Amman and Washington's concern about an Iranian land corridor from Tehran to Beirut through Iraq and Syria has raised questions about steps Jordan might take along its border with southern Syria, into which extremists are expanding.
A man inspects a piece of a rocket that landed south of Daraa Al-Balad, Syria, April 5, 2017. REUTERS/Alaa Al-Faqir - RTX348K8

Jordan is anxiously watching military and security developments along its northern border with war-torn Syria, according to a number of Jordanian military and strategic analysts with whom Al-Monitor recently spoke amid heightened tensions between Amman and Damascus. Since King Abdullah II’s April 5 visit to Washington, there have been conflicting reports about a sizeable military buildup of US and British troops on the Jordanian side of the border with Syria, raising questions about a possible joint incursion into southern Syria, apparently to pre-empt and confront Islamic State (IS) expansion in the vast Badia region.
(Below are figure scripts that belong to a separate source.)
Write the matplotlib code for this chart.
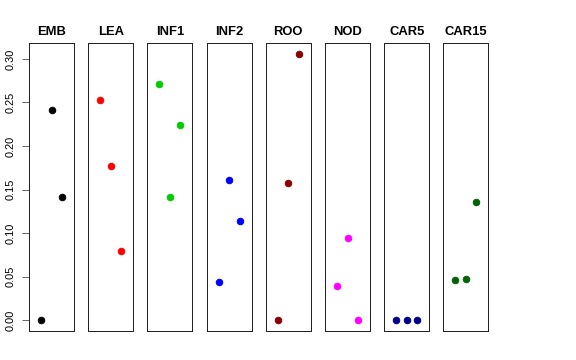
import matplotlib
matplotlib.use("Agg")
import matplotlib.pyplot as plt

plt.rcParams['font.family'] = ['Liberation Sans', 'DejaVu Sans']

# tissues and their three values
tissues = ["EMB", "LEA", "INF1", "INF2", "ROO", "NOD", "CAR5", "CAR15"]
emb = [0.0, 0.241, 0.142]
lea = [0.253, 0.177, 0.079]
inf1 = [0.271, 0.142, 0.224]
inf2 = [0.044, 0.161, 0.114]
roo = [0.0, 0.158, 0.306]
nod = [0.039, 0.095, 0.0]
car5 = [0.0, 0.0, 0.0]
car15 = [0.046, 0.048, 0.136]
values = [emb, lea, inf1, inf2, roo, nod, car5, car15]
colors = ["black", "red", "#00CD00", "blue", "#8B0000", "magenta", "#00008B", "#006400"]
yticks = [0.00, 0.05, 0.10, 0.15, 0.20, 0.25, 0.30]

W, H = 576, 360
fig = plt.figure(figsize=(8, 5), dpi=72)

left0 = 29
step = 59.2
pw = 45
bottom = 360 - 331
ph = 288
ymax = max(max(v) for v in values)
pad = ymax * 0.04

for i, (name, vals, col) in enumerate(zip(tissues, values, colors)):
    ax = fig.add_axes([(left0 + i * step) / W, bottom / H, pw / W, ph / H])
    ax.plot([1, 2, 3], vals, 'o', color=col, ms=6.5, mec=col)
    ax.set_xlim(0 - 0.16, 4 + 0.16)
    ax.set_ylim(-pad, ymax + pad)
    ax.set_xticks([])
    ax.set_title(name, fontsize=13, fontweight='bold', pad=8)
    for s in ax.spines.values():
        s.set_linewidth(1)
        s.set_color("#222222")
    if i == 0:
        ax.set_yticks(yticks)
        ax.set_yticklabels(["%.2f" % t for t in yticks], fontsize=11)
        ax.tick_params(axis='y', length=7, width=0.8, labelrotation=90, pad=6,
                       color="#444444")
        for lab in ax.get_yticklabels():
            lab.set_va('center')
    else:
        ax.set_yticks([])

fig.savefig("out.png", dpi=72)
plt.close(fig)
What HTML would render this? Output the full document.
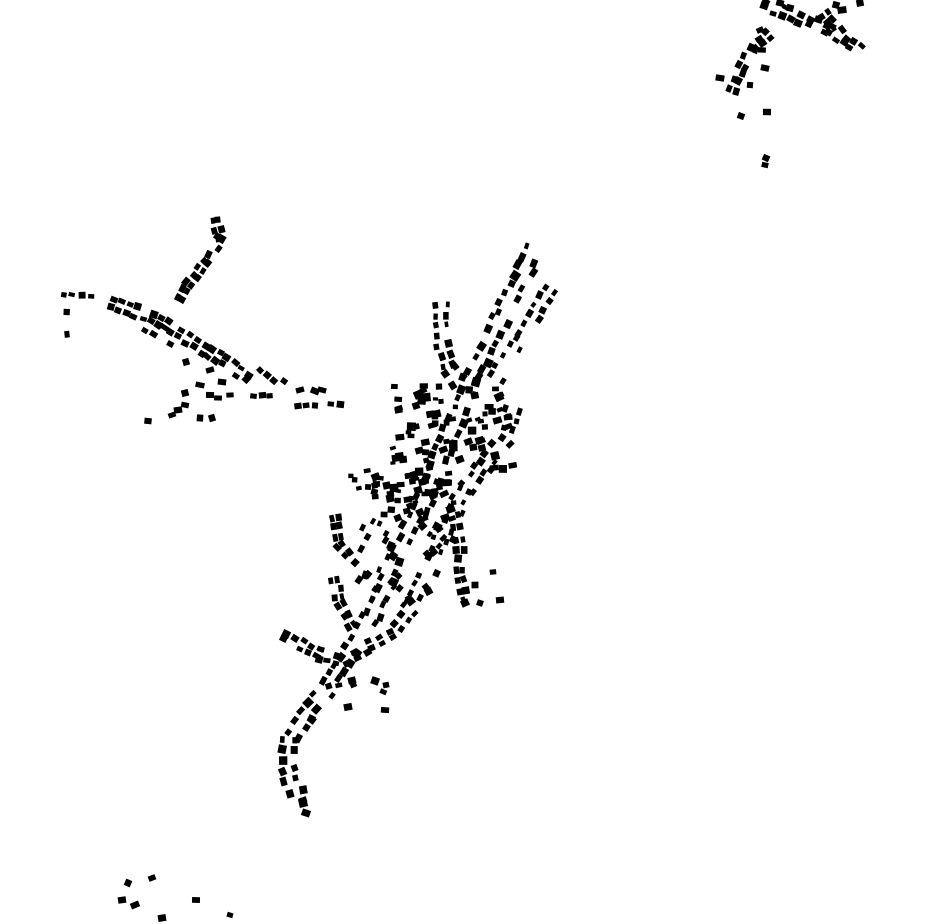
<!DOCTYPE html>
<html><head><meta charset="utf-8"><style>html,body{margin:0;padding:0;background:#fff}svg{display:block}</style></head>
<body>
<svg id="s" width="930" height="924" xmlns="http://www.w3.org/2000/svg"><rect width="930" height="924" fill="#fff"/><g id="g" fill="#000"></g></svg>
<script>
var g=document.getElementById('g');
var seed=12345;function r(){seed=(seed*16807)%2147483647;return (seed-1)/2147483646;}
function rect(x,y,w,h,a){var e=document.createElementNS('http://www.w3.org/2000/svg','rect');e.setAttribute('x',-w/2);e.setAttribute('y',-h/2);e.setAttribute('width',w);e.setAttribute('height',h);e.setAttribute('transform','translate('+x.toFixed(1)+','+y.toFixed(1)+') rotate('+a.toFixed(1)+')');g.appendChild(e);}
function line(pts,step,off,jit,smin,smax){
 for(var i=0;i<pts.length-1;i++){
  var x1=pts[i][0],y1=pts[i][1],x2=pts[i+1][0],y2=pts[i+1][1];
  var dx=x2-x1,dy=y2-y1,L=Math.sqrt(dx*dx+dy*dy),ux=dx/L,uy=dy/L,nx=-uy,ny=ux;
  var ang=Math.atan2(dy,dx)*180/Math.PI;
  for(var t=0;t<L;t+=step*(0.75+r()*0.5)){
   var sides=off>0?[-1,1]:[0];
   for(var k=0;k<sides.length;k++){
    if(r()<0.2)continue;
    var o=sides[k]*off+(r()-0.5)*jit;
    var w=smin+r()*(smax-smin),h=w*(0.65+r()*0.35);
    rect(x1+ux*t+nx*o,y1+uy*t+ny*o,w,h,ang+(r()-0.5)*16);
   }
  }
 }
}
function area(x0,y0,x1,y1,n,smin,smax,ang){for(var i=0;i<n;i++){var w=smin+r()*(smax-smin);rect(x0+r()*(x1-x0),y0+r()*(y1-y0),w,w*(0.6+r()*0.4),ang+(r()-0.5)*30);}}
function pts(a){for(var i=0;i<a.length;i+=2)rect(a[i],a[i+1],6+r()*3,5+r()*2,(r()-0.5)*50);}
// main spine
line([[535,250],[500,320],[470,380],[455,420],[432,480],[420,510],[395,560],[370,620],[345,660],[325,690],[305,715],[290,740],[288,770],[300,810]],11,7,5,6,9);
line([[550,290],[520,340],[495,380]],11,6,4,5,8);
line([[512,410],[505,440],[480,470],[465,490],[445,530],[430,570],[410,610],[395,630]],11,6,5,5,8);
line([[440,305],[443,345],[450,370],[462,385]],11,6,4,5,8);
area(390,385,515,470,70,5,9,-10);
area(375,470,455,520,35,5,9,-10);
area(345,470,440,500,20,5,8,0);
line([[335,518],[340,545],[352,560]],10,3,3,6,8);
area(355,520,400,600,22,5,8,-60);
line([[335,580],[340,605],[352,625]],10,3,3,6,8);
line([[455,515],[460,550],[460,580],[465,600]],11,3,3,6,8);
area(420,520,455,560,10,5,8,-50);
line([[410,600],[435,585]],10,3,2,6,8);
line([[285,636],[320,655],[345,660],[370,645],[395,632]],10,4,4,6,8);
line([[330,690],[360,680],[385,690]],12,3,4,6,8);
pts([475,585,493,572,465,603,480,603,500,600,348,707,385,710,386,685,303,800,306,813]);
// left cluster
line([[216,220],[220,238],[206,262],[185,290],[178,302]],10,3,3,6,8);
line([[64,294],[98,297]],9,0,2,5,7);line([[67,312],[68,345]],11,0,2,5,7);
line([[113,302],[160,322],[210,352],[248,378]],9,4,4,6,8);
line([[145,330],[175,346]],9,0,2,6,8);
line([[230,395],[275,396]],8,0,2,6,8);
line([[262,368],[282,385]],7,3,3,5,7);
line([[298,405],[342,404]],8,0,2,6,8);
pts([186,362,210,370,200,385,222,382,210,395,218,398,185,393,185,405,178,410,172,415,148,421,200,418,212,418,300,390,315,391,322,390]);
// top-right
line([[765,4],[800,18],[830,30],[866,56]],9,4,4,6,8);
line([[820,8],[845,40]],9,3,3,6,8);
line([[768,35],[752,48],[740,72],[732,92]],10,3,3,6,8);
pts([760,30,720,78,750,85,762,50,765,68,767,112,741,116,766,158,765,165,836,5,842,10,860,3,790,8,780,3]);
// bottom-left
pts([128,883,135,905,152,878,122,900,162,918,196,900,230,915]);
</script>
</body></html>
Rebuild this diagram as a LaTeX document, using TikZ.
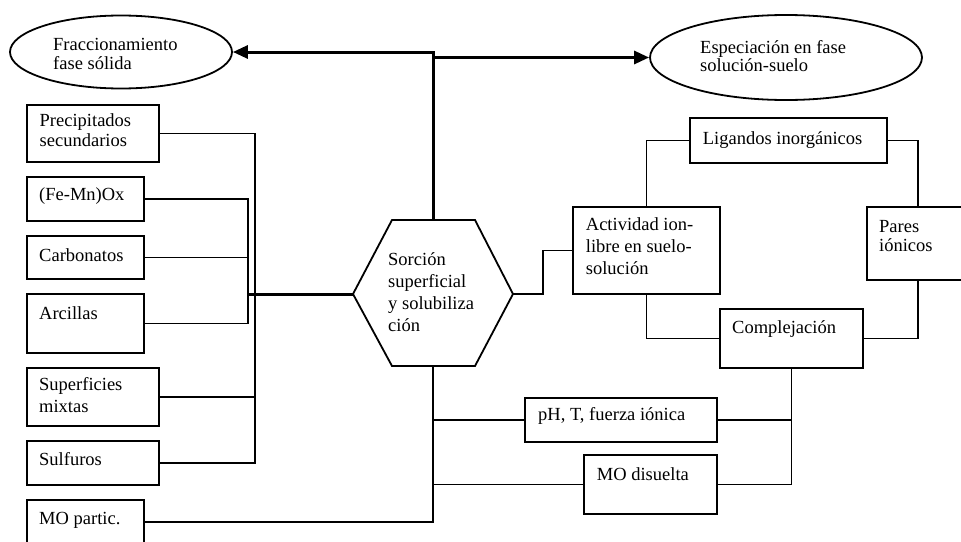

Speculation about an “imminent” operation inside Syria from Jordan prompted Syrian President Bashar al-Assad, in an April 21 Sputnik interview, to lambast the kingdom, accusing it of being “part of an American plan” to deploy troops on Syrian territory. That triggered a war of words between Jordan and Syria, with a government spokesman in Amman, Mohammad al-Momani, on the same day issuing a statement rejecting Assad’s “fabricated allegations.” On April 26, Abdullah told local media figures that the kingdom will defend itself from any threats “without the need to have a role for the [Jordanian] army inside Syria.”